╭─ RECORDED INFORMATION
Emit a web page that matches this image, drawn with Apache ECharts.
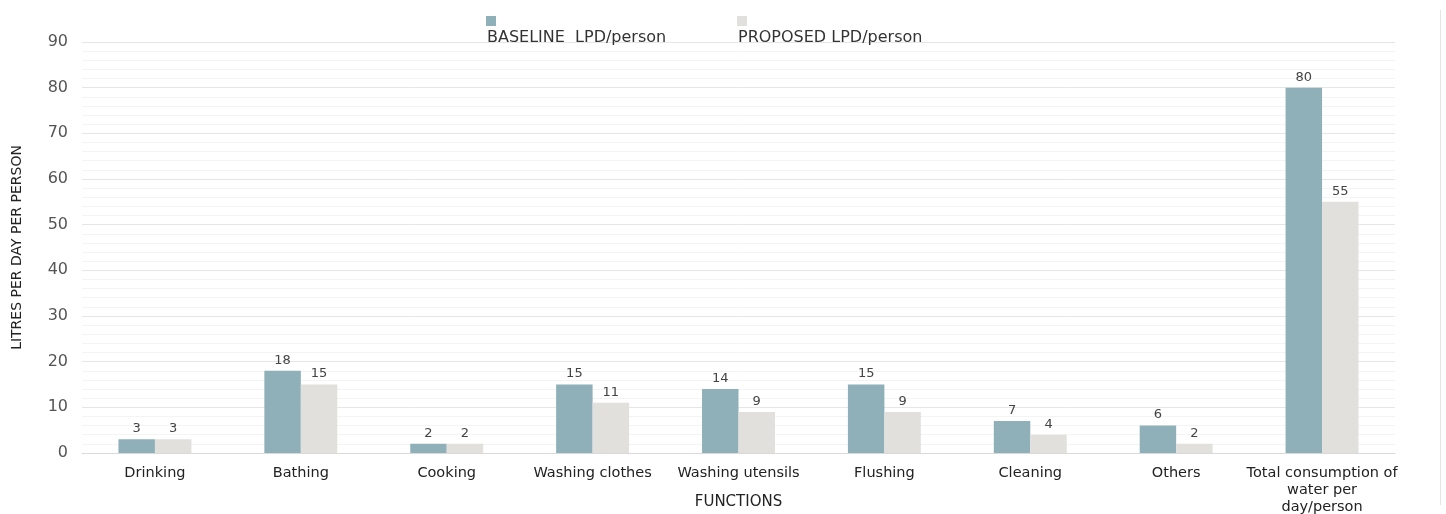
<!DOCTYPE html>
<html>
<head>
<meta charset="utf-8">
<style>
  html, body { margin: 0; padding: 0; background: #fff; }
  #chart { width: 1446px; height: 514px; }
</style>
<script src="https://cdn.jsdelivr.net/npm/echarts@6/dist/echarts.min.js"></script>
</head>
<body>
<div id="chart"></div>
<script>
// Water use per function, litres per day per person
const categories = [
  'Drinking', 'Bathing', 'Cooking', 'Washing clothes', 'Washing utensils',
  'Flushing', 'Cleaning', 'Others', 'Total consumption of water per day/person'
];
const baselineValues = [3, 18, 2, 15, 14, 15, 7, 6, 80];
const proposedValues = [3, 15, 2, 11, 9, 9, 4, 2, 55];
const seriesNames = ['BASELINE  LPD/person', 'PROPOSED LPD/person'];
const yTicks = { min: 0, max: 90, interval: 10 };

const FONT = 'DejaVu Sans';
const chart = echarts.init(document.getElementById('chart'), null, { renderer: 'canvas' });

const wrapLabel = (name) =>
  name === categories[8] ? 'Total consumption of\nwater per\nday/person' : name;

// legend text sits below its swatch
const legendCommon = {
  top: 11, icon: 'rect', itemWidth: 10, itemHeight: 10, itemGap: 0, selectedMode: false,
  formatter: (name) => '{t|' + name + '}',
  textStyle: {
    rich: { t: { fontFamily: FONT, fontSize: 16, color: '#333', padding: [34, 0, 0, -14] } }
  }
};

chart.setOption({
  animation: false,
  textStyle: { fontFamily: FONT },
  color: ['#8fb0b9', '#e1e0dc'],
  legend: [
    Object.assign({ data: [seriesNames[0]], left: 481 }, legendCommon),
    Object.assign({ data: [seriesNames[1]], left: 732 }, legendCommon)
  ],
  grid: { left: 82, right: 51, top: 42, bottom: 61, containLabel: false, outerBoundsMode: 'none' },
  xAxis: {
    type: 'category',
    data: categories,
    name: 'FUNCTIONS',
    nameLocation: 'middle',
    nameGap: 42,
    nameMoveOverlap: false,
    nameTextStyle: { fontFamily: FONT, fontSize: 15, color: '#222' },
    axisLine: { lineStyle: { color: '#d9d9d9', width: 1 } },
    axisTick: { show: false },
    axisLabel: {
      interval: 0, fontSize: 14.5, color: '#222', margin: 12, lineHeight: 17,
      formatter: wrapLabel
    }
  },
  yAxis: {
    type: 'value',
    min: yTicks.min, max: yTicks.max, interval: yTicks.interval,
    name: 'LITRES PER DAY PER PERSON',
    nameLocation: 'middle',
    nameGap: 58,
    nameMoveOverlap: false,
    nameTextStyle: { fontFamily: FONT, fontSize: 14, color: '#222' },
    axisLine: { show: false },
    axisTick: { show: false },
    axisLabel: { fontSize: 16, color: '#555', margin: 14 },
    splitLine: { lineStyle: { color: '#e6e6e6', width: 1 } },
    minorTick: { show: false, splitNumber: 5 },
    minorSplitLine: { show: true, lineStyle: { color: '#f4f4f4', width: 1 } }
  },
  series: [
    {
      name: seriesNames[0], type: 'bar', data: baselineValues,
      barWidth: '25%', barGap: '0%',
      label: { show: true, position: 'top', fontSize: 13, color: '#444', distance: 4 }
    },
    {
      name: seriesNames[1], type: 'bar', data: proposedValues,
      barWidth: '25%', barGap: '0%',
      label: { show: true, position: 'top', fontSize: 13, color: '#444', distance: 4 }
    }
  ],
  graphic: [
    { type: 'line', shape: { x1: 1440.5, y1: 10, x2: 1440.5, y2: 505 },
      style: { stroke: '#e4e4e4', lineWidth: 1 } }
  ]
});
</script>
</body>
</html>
╰─
BRIEF | Extract the lines exactly, please: the first line of the listing, the line with "90, interval: 10", and every line between them, but no pictures.

EXERCISE RESPONSE |
Emit a web page that matches this image, drawn with Apache ECharts.
<!DOCTYPE html>
<html>
<head>
<meta charset="utf-8">
<style>
  html, body { margin: 0; padding: 0; background: #fff; }
  #chart { width: 1446px; height: 514px; }
</style>
<script src="https://cdn.jsdelivr.net/npm/echarts@6/dist/echarts.min.js"></script>
</head>
<body>
<div id="chart"></div>
<script>
// Water use per function, litres per day per person
const categories = [
  'Drinking', 'Bathing', 'Cooking', 'Washing clothes', 'Washing utensils',
  'Flushing', 'Cleaning', 'Others', 'Total consumption of water per day/person'
];
const baselineValues = [3, 18, 2, 15, 14, 15, 7, 6, 80];
const proposedValues = [3, 15, 2, 11, 9, 9, 4, 2, 55];
const seriesNames = ['BASELINE  LPD/person', 'PROPOSED LPD/person'];
const yTicks = { min: 0, max: 90, interval: 10 };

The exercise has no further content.